Jones described her son as a great friend to many. She said he was intelligent, athletic and artistic. He was also an aspiring rapper who had made some rap videos that are posted on YouTube.

“The light that he possessed was too bright and too big for that little bitty body that he was in, and now you can let all that light into the universe and now he’s just everywhere,” she said.

How are officers trained to respond?

According to the department, “officers began receiving tourniquet training in 2014, and since 2015, Tactical Casualty Care for Law Enforcement training has been required by POST for all recruit officers at the Denver Police Training Academy.”

According to the DPD Operations Manual, officers who come in contact with an injured person should “provide first aid (when appropriate) to their level of training without any unreasonable delay,” while waiting for emergency medical services.

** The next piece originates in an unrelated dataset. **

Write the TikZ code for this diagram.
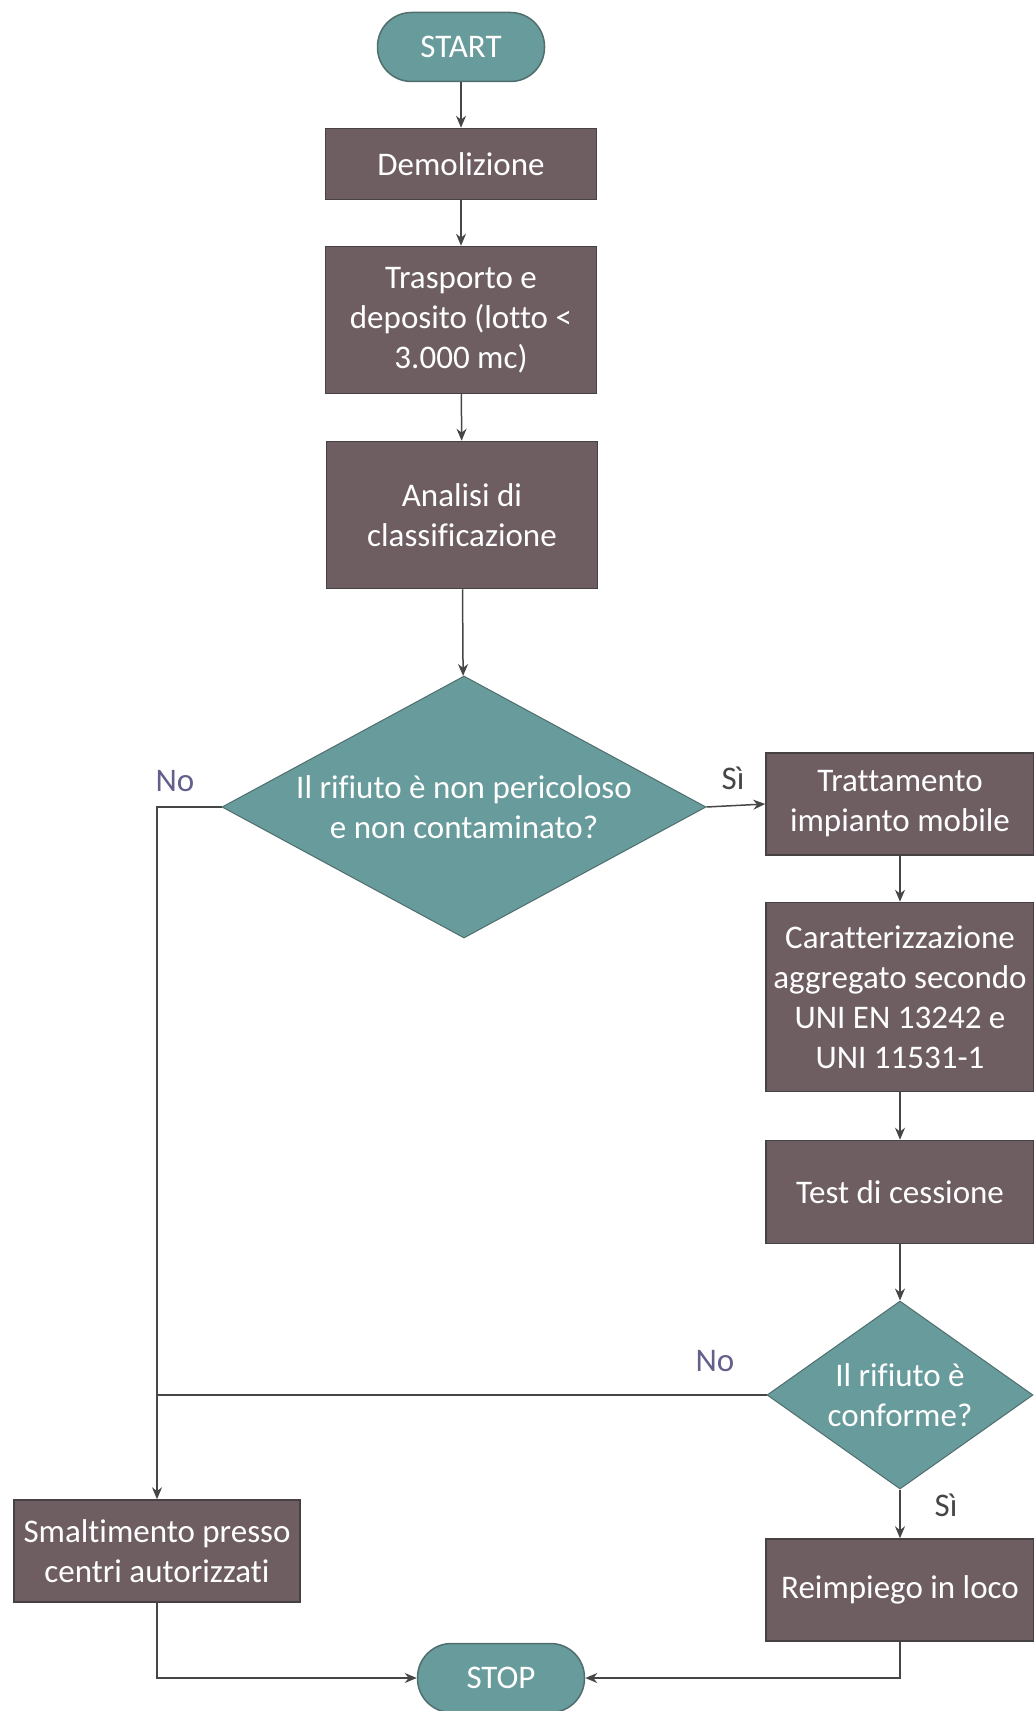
\documentclass[tikz,border=0pt]{standalone}
\usepackage{fontspec}
\setmainfont{Carlito}[Ligatures={NoCommon}]
\usetikzlibrary{shapes.geometric, arrows.meta}

\definecolor{tealfill}{RGB}{104,155,155}
\definecolor{tealline}{RGB}{80,110,110}
\definecolor{boxfill}{RGB}{110,94,98}
\definecolor{boxline}{RGB}{70,66,68}
\definecolor{flowline}{RGB}{70,70,70}
\definecolor{nocol}{RGB}{100,96,140}

\tikzset{
    termbox/.style={draw=tealline, fill=tealfill, line width=0.75pt, rounded corners=17pt,
        minimum width=83.5pt, minimum height=34.5pt, text=white},
    procbox/.style={draw=boxline, fill=boxfill, line width=0.75pt, align=center,
        minimum width=135.5pt, text=white, inner sep=2pt},
    decbox/.style={diamond, draw=tealline, fill=tealfill, line width=0.5pt, align=center,
        text=white, inner sep=-8pt},
    flow/.style={draw=flowline, line width=0.75pt, -{Stealth[length=6pt, width=5pt]}},
    link/.style={draw=flowline, line width=0.75pt},
    lbl/.style={font=\fontsize{16.5}{20}\selectfont}
}

\begin{document}
\begin{tikzpicture}[x=0.5pt, y=-0.5pt, every node/.style={font=\fontsize{16.5}{20}\selectfont}]
    \useasboundingbox (0,0) rectangle (1033,1711);

    % main column
    \node[termbox] (start) at (461,47) {START};
    \node[procbox, minimum height=35.5pt] (demol) at (461,164) {Demolizione};
    \node[procbox, minimum height=73.5pt] (trasp) at (461,320) {Trasporto e\\deposito (lotto <\\3.000 mc)};
    \node[procbox, minimum height=73.5pt] (anal) at (462,515) {Analisi di\\classificazione};
    \node[decbox, aspect=1.85, minimum width=242pt, minimum height=131pt] (dec1) at (464,807)
        {Il rifiuto è non pericoloso\\e non contaminato?};

    % right column
    \node[procbox, minimum width=134pt, minimum height=51pt] (tratt) at (900,804) {Trattamento\\impianto mobile};
    \node[procbox, minimum width=134pt, minimum height=94.5pt] (caratt) at (900,997)
        {Caratterizzazione\\aggregato secondo\\UNI EN 13242 e\\UNI 11531-1};
    \node[procbox, minimum width=134pt, minimum height=51.5pt] (test) at (900,1192) {Test di cessione};
    \node[decbox, aspect=1.4, minimum width=133pt, minimum height=94pt] (dec2) at (900,1395) {Il rifiuto è\\conforme?};
    \node[procbox, minimum width=134pt, minimum height=51pt] (reimp) at (900,1590) {Reimpiego in loco};

    % left column and end
    \node[procbox, minimum width=143pt, minimum height=51pt] (smalt) at (157,1551) {Smaltimento presso\\centri autorizzati};
    \node[termbox] (stop) at (501,1678) {STOP};

    \coordinate (nojoin) at (157,807);
    \coordinate (nojoin2) at (157,1395);

    \draw[flow] (start) -- (demol);
    \draw[flow] (demol) -- (trasp);
    \draw[flow] (trasp) -- (anal);
    \draw[flow] (anal) -- (dec1);
    \draw[flow] (dec1.east) -- (tratt.west);
    \draw[flow] (dec1.west) -- (nojoin) -- (smalt.north);
    \draw[flow] (tratt) -- (caratt);
    \draw[flow] (caratt) -- (test);
    \draw[flow] (test) -- (dec2);
    \draw[link] (dec2.west) -- (nojoin2);
    \draw[flow] (dec2.south) -- (reimp.north);
    \draw[flow] (smalt.south) |- (stop.west);
    \draw[flow] (reimp.south) |- (stop.east);

    % labels
    \node[lbl, text=nocol] (lno1) at (175,781) {No};
    \node[lbl, text=flowline] (lsi1) at (733,778) {Sì};
    \node[lbl, text=nocol] (lno2) at (715,1361) {No};
    \node[lbl, text=flowline] (lsi2) at (946,1505) {Sì};
\end{tikzpicture}
\end{document}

The officers should make sure scene safety is the top priority, according to the operations manual. The operations manual also addresses officer procedures when handling a person who has been wounded by gunfire.

“Once it is safe to approach the suspect, officers will handcuff, search the individual thoroughly and take control of any weapons(s) within their immediate vicinity. When the suspect poses no further risk to officers or bystanders, officers will remove the handcuffs and when appropriate, they should rend first aid to their level of training without any unreasonable delay.”

Rodgers was also terminated last month for failing to provide proof that he had received the COVID-19 vaccine or had an approved exemption.